Down in the valley where the green grass grows,
Along came Keisha, sweet as a rose,
She sang, she sang, she sang so sweet,
How many kisses did she receive?
My ears can still hear the rhythm that my body longed to danced to. If I close my eyes, I can hear the sound of the pavement in our driveway, the gravel of the schoolyard, the polished hardwood of the gym.
Lemon and lime, you gotta be on time,
Cause the school bell rings at a quarter to nine,
Saying “one, two…”
It’s probably fitting, then, when at the end of my first year as a professor, the body blow of hearing a sister professor with twice the number of articles required for tenure at my first job didn’t make it meant that I was ready for Janelle Monae’s “Tightrope.”
When it first dropped, I listened to it over 1000 times. Not even kidding... it described my life perfectly at the time.
Cause baby, whether you're high or low
Whether you're high or low,
You gotta tip on the tightrope…
I didn't even get to the rest of The ArchAndroid until that summer. That album was Wayne State, and Electric Lady was the soundtrack of my first 2 years at Penn. (Both my student and I were at the EL tour's first concert at the Electric Factory in September 2013. It’s an experience I’ll never forget.)
Jane kept me sane during impossible times. I'll always love her.

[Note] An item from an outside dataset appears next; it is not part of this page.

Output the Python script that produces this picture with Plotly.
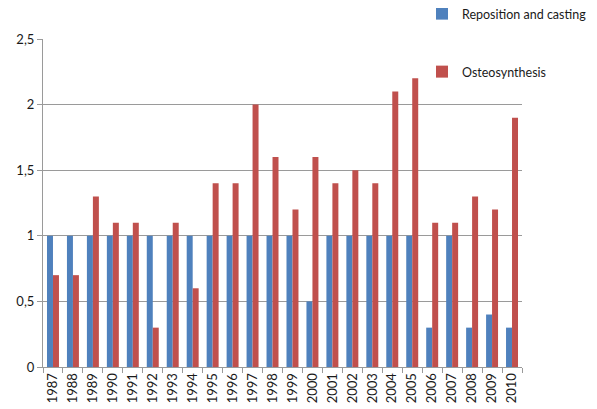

Because there is no difference between me and her… and you.
We not only tip on the tightrope…
...we live on the ropes.
What I Am Reading
—With 3 classes, I haven’t had tons of time for spare reading. But! I’ve got a dissertation proposal defense, then a dissertation defense, before Spring Break. So proud of those students, and can’t wait to say more good things about them.
—It feels like I’ll be able to plunge back into the stack soon, and very soon. Because as of the second week of March, I’m traveling again. (More about that below.)
—I’ve had some reading to do for the Writing the Other: A Deep Dive into Diverse Characters course. Can’t say enough good things! I’ll give a full report when I have a little more time.
What I Am Writing
—My academic queue is now cleared of all non-academic projects (for now) except for one outstanding chapter that no one’s emailed or asked me about. (Depending upon who’s lurking, that may change soon.)
—It’ll be novel writing time this weekend. It’s taken me 3 months to figure out how to address the fixes my agent asked for. I have new and growing respect for folks who do this full time. Don’t know how anyone can write multiple books per year! I’m growing to accept myself, fully, and that I may always work at a slower pace.
Being/Doing/Going
—This past weekend, we got to meet applicants to our doctoral programs. It’s always a privilege to meet such amazing folks.
—My classes are underway, and going swimmingly. I don’t say that often. Thankful for grace, for real.
—Next week is our Ethnography in Education Research Forum, which my program colleagues and many of our students run. I’m on the faculty advisory board, but mostly, I am a supporter. (This is our 40th year. It’s a big deal, and folks come from all over the world.)
—I’ve updated my Events page! Looking forward to learning and sharing my work with others this spring and summer.
Word(s) of the Week
Patience. At my undergrad church, the elders used to tell us not to pray for patience, for God would bring you trials.
And yet in our era, patience is in short supply. Untying the Gordian knot that is our social relations during these times requires it…
…as does letting some of those knots be.